В первый момент я заподозрил тайную немецкую интригу, направленную против моего назначения во Францию. Михельсон уже давно мне говорил, что я имею честь быть записанным в германском генеральном штабе на «Шварце таффель». Таких офицеров, русских и французских, было немного, и их, между прочим, было запрещено допускать под каким бы то ни было предлогом на маневры германской армии. Вероятно, по мнению немцев, эти офицеры слишком хорошо умели разгадывать германские военные загадки. Я боялся найти фамилии, связанные с моей агентурной работой в Дании, как, например, того же старика Гампена, про которого впоследствии я читал в воспоминаниях бывшего начальника австрийской разведки, но, пробежав газетную статью, убедился что это местная шведская утка, пущенная каким-то репортером для дешевой рекламы собственной газеты.

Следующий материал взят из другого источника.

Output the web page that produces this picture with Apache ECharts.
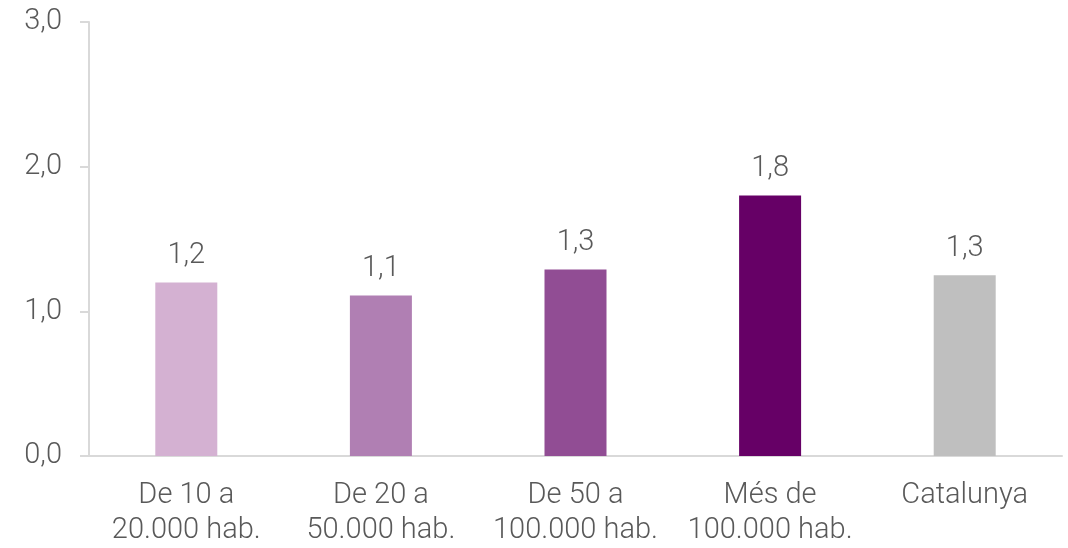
<!DOCTYPE html>
<html>
<head>
<meta charset="utf-8">
<script src="https://cdn.jsdelivr.net/npm/echarts@6/dist/echarts.min.js"></script>
<style>
html,body{margin:0;padding:0;background:#fff;}
#chart{width:1068px;height:548px;}
</style>
</head>
<body>
<div id="chart"></div>
<script>
// categories and values
var categories = ['De 10 a\n20.000 hab.', 'De 20 a\n50.000 hab.', 'De 50 a\n100.000 hab.', 'Més de\n100.000 hab.', 'Catalunya'];
var values = [1.2, 1.11, 1.29, 1.8, 1.25];
var barColors = ['#D4B1D2', '#B07FB3', '#914D94', '#660066', '#BFBFBF'];

var font = 'Roboto';
var textColor = '#595959';

var chart = echarts.init(document.getElementById('chart'));
var option = {
	animation: false,
	grid: {
		left: 89,
		right: 6,
		top: 22,
		bottom: 87,
		containLabel: false
	},
	xAxis: {
		type: 'category',
		data: categories,
		axisLine: { lineStyle: { color: '#D9D9D9', width: 2 } },
		axisTick: { show: false },
		axisLabel: {
			color: textColor,
			fontFamily: font,
			fontWeight: 300,
			fontSize: 29,
			lineHeight: 35,
			margin: 22,
			interval: 0
		}
	},
	yAxis: {
		type: 'value',
		min: 0,
		max: 3,
		interval: 1,
		axisLine: { show: true, lineStyle: { color: '#D9D9D9', width: 2 } },
		axisTick: { show: true, length: 9, lineStyle: { color: '#D9D9D9', width: 2 } },
		splitLine: { show: false },
		axisLabel: {
			color: textColor,
			fontFamily: font,
			fontWeight: 300,
			fontSize: 29,
			margin: 27,
			formatter: function(v){ return v.toFixed(1).replace('.', ','); }
		}
	},
	series: [{
		type: 'bar',
		barWidth: 62,
		data: values.map(function(v, i){
			return { value: v, itemStyle: { color: barColors[i] } };
		}),
		label: {
			show: true,
			position: 'top',
			distance: 12,
			color: textColor,
			fontFamily: font,
			fontWeight: 300,
			fontSize: 29,
			formatter: function(p){ return p.value.toFixed(1).replace('.', ','); }
		}
	}]
};
chart.setOption(option);
</script>
</body>
</html>
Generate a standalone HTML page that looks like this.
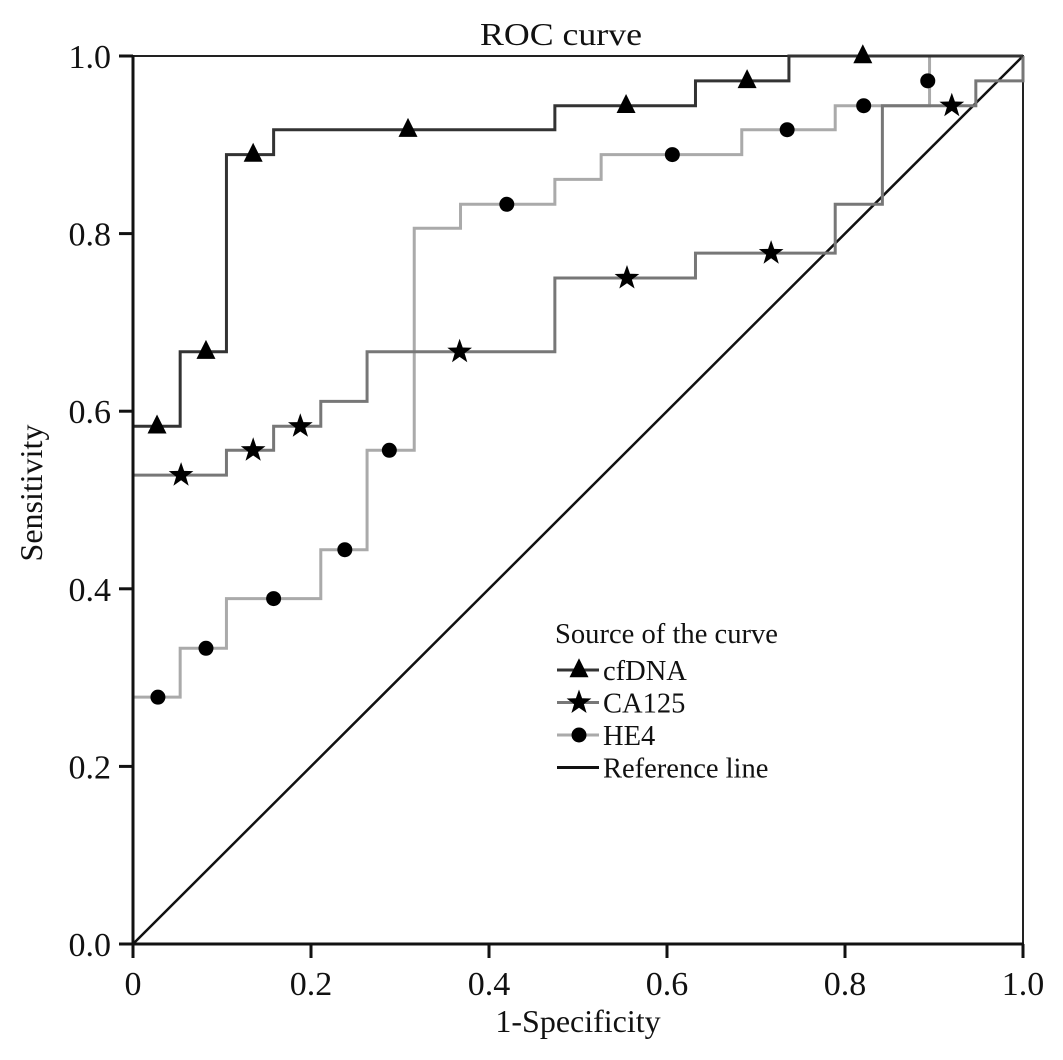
<!DOCTYPE html>
<html><head><meta charset="utf-8"><style>
html,body{margin:0;padding:0;background:#fff;}
svg{display:block;font-family:"Liberation Serif",serif;}
</style></head><body>
<svg id="chart" width="1063" height="1060" viewBox="0 0 1063 1060" xmlns="http://www.w3.org/2000/svg">
<rect width="1063" height="1060" fill="#fff"/>
<g id="plot"></g>
</svg>
<script>
// Step-curve vertices: at each x the curve rises to y
const cfX = [0, 0.053, 0.105, 0.158, 0.474, 0.632, 0.737];
const cfY = [0.583, 0.667, 0.889, 0.917, 0.944, 0.972, 1.0];
const caX = [0, 0.105, 0.158, 0.211, 0.263, 0.474, 0.632, 0.789, 0.842, 0.947];
const caY = [0.528, 0.556, 0.583, 0.611, 0.667, 0.750, 0.778, 0.833, 0.944, 0.972];
const heX = [0, 0.053, 0.105, 0.211, 0.263, 0.316, 0.368, 0.474, 0.526, 0.684, 0.789, 0.895];
const heY = [0.278, 0.333, 0.389, 0.444, 0.556, 0.806, 0.833, 0.861, 0.889, 0.917, 0.944, 1.0];
// Marker positions
const cfMX = [0.027, 0.082, 0.135, 0.309, 0.554, 0.690, 0.820];
const cfMY = [0.583, 0.667, 0.889, 0.917, 0.944, 0.972, 1.0];
const caMX = [0.054, 0.135, 0.188, 0.367, 0.555, 0.717, 0.920];
const caMY = [0.528, 0.556, 0.583, 0.667, 0.750, 0.778, 0.944];
const heMX = [0.028, 0.082, 0.158, 0.238, 0.288, 0.420, 0.606, 0.735, 0.821, 0.893];
const heMY = [0.278, 0.333, 0.389, 0.444, 0.556, 0.833, 0.889, 0.917, 0.944, 0.972];
const xTicks = [0, 0.2, 0.4, 0.6, 0.8, 1.0];
const xTickLabels = ["0", "0.2", "0.4", "0.6", "0.8", "1.0"];
const yTicks = [0, 0.2, 0.4, 0.6, 0.8, 1.0];
const yTickLabels = ["0.0", "0.2", "0.4", "0.6", "0.8", "1.0"];
const seriesNames = ["cfDNA", "CA125", "HE4", "Reference line"];

const X0 = 133, X1 = 1023, Y0 = 944, Y1 = 56;
const sx = v => X0 + (X1 - X0) * v;
const sy = v => Y0 - (Y0 - Y1) * v;
const NS = "http://www.w3.org/2000/svg";
const plot = document.getElementById("plot");
function mk(tag, attrs, parent) {
  const e = document.createElementNS(NS, tag);
  for (const k in attrs) e.setAttribute(k, attrs[k]);
  (parent || plot).appendChild(e);
  return e;
}
let e;
e = mk("path", {d: `M${X0} ${Y1} H${X1} V${Y0}`, fill: "none", stroke: "#222", "stroke-width": 2});



function stepPath(xs, ys) {
  let d = `M${sx(xs[0])} ${sy(0)}`;
  for (let i = 0; i < xs.length; i++) {
    d += ` V${sy(ys[i])}`;
    d += ` H${sx(i + 1 < xs.length ? xs[i + 1] : 1)}`;
  }
  d += ` V${sy(1)}`;
  return d;
}
function triangle(cx, cy, s) {
  return `M${cx} ${cy - s * 0.62} L${cx + s / 2} ${cy + s * 0.38} L${cx - s / 2} ${cy + s * 0.38}Z`;
}
function star(cx, cy, R) {
  let d = "", r = R * 0.4;
  for (let i = 0; i < 10; i++) {
    const a = -Math.PI / 2 + i * Math.PI / 5, rr = i % 2 ? r : R;
    d += (i ? "L" : "M") + (cx + rr * Math.cos(a)).toFixed(1) + " " + (cy + rr * Math.sin(a)).toFixed(1);
  }
  return d + "Z";
}
function marker(kind, cx, cy, name) {
  let m;
  if (kind === "tri") m = mk("path", {d: triangle(cx, cy, 19), fill: "#000"});
  else if (kind === "star") m = mk("path", {d: star(cx, cy, 13), fill: "#000"});
  else m = mk("circle", {cx: cx, cy: cy, r: 7.5, fill: "#000"});
  
  
}

e = mk("line", {x1: sx(0), y1: sy(0), x2: sx(1), y2: sy(1), stroke: "#111", "stroke-width": 2.5});



e = mk("path", {d: stepPath(heX, heY), fill: "none", stroke: "#aaa", "stroke-width": 3});


e = mk("path", {d: stepPath(caX, caY), fill: "none", stroke: "#777", "stroke-width": 3});


e = mk("path", {d: stepPath(cfX, cfY), fill: "none", stroke: "#333", "stroke-width": 3});



heMX.forEach((v, i) => marker("dot", sx(v), sy(heMY[i]), "he4-point"));
caMX.forEach((v, i) => marker("star", sx(v), sy(caMY[i]), "ca125-point"));
cfMX.forEach((v, i) => marker("tri", sx(v), sy(cfMY[i]), "cfdna-point"));

e = mk("line", {x1: X0, y1: Y1 - 1, x2: X0, y2: Y0 + 2, stroke: "#111", "stroke-width": 3});


e = mk("line", {x1: X0 - 1, y1: Y0, x2: X1 + 1, y2: Y0, stroke: "#111", "stroke-width": 3});



xTicks.forEach((v, i) => {
  const t = mk("line", {x1: sx(v), y1: Y0, x2: sx(v), y2: Y0 + 14, stroke: "#111", "stroke-width": 3});
  
  
  const l = mk("text", {x: sx(v), y: 995, "font-size": 34, "text-anchor": "middle", fill: "#111"});
  l.textContent = xTickLabels[i];
  
  
});
yTicks.forEach((v, i) => {
  const t = mk("line", {x1: X0 - 14, y1: sy(v), x2: X0, y2: sy(v), stroke: "#111", "stroke-width": 3});
  
  
  const l = mk("text", {x: 111, y: sy(v) + 12, "font-size": 34, "text-anchor": "end", fill: "#111"});
  l.textContent = yTickLabels[i];
  
  
});

e = mk("text", {x: 561, y: 45, "font-size": 32, "text-anchor": "middle", fill: "#111", textLength: 162, lengthAdjust: "spacingAndGlyphs"});
e.textContent = "ROC curve";


e = mk("text", {x: 578, y: 1032, "font-size": 32, "text-anchor": "middle", fill: "#111"});
e.textContent = "1-Specificity";


e = mk("text", {x: 0, y: 0, "font-size": 32, "text-anchor": "middle", fill: "#111", transform: "translate(42 493) rotate(-90)"});
e.textContent = "Sensitivity";



e = mk("text", {x: 555, y: 643, "font-size": 28, fill: "#111", textLength: 223, lengthAdjust: "spacingAndGlyphs"});
e.textContent = "Source of the curve";


const legColors = ["#333", "#777", "#aaa", "#111"];
const legKinds = ["tri", "star", "dot", null];
seriesNames.forEach((n, i) => {
  const cy = 670 + i * 32.5;
  const ln = mk("line", {x1: 557, y1: cy, x2: 599, y2: cy, stroke: legColors[i], "stroke-width": 3});
  
  
  if (legKinds[i]) marker(legKinds[i], 579, cy, "legend-marker");
  const t = mk("text", {x: 603, y: cy + 10, "font-size": 28.5, fill: "#111"});
  t.textContent = n;
  
  
});
</script>
</body></html>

Тут был и фиктивный рассказ о моем летнем путешествии в окрестностях крепости Карльскрона, тут были и пикантные подробности о флирте моей жены с чересчур доверчивыми шведскими офицерами... Не теряя ни минуты, я побежал к вновь назначенному посланнику Савинскому и, ошеломив его газетой, заявил, что мне необходимо уехать отсюда не только с реабилитацией, но и с почетом.
— Звони сейчас же к состоящему при короле личному камергеру и проси через него короля еще раз дать мне аудиенцию под любым предлогом, а я устрою сам через своих приятелей обед в мою честь от всего стокгольмского гарнизона.
Через два-три дня в модном загородном ресторане «Хассель бакен», где пришлось провести столько веселых вечеров, я сидел на громадном банкете. Мой фрак украшала врученная мне накануне королем генеральская награда — звезда, а на столе, утопавшем в цветах, пестрели голубые шведские и трехцветные русские бумажные флажки. Было выпито много шампанского, произнесено немало тостов, а на следующий день было напечатано еще больше газетных описаний русско-шведского торжества.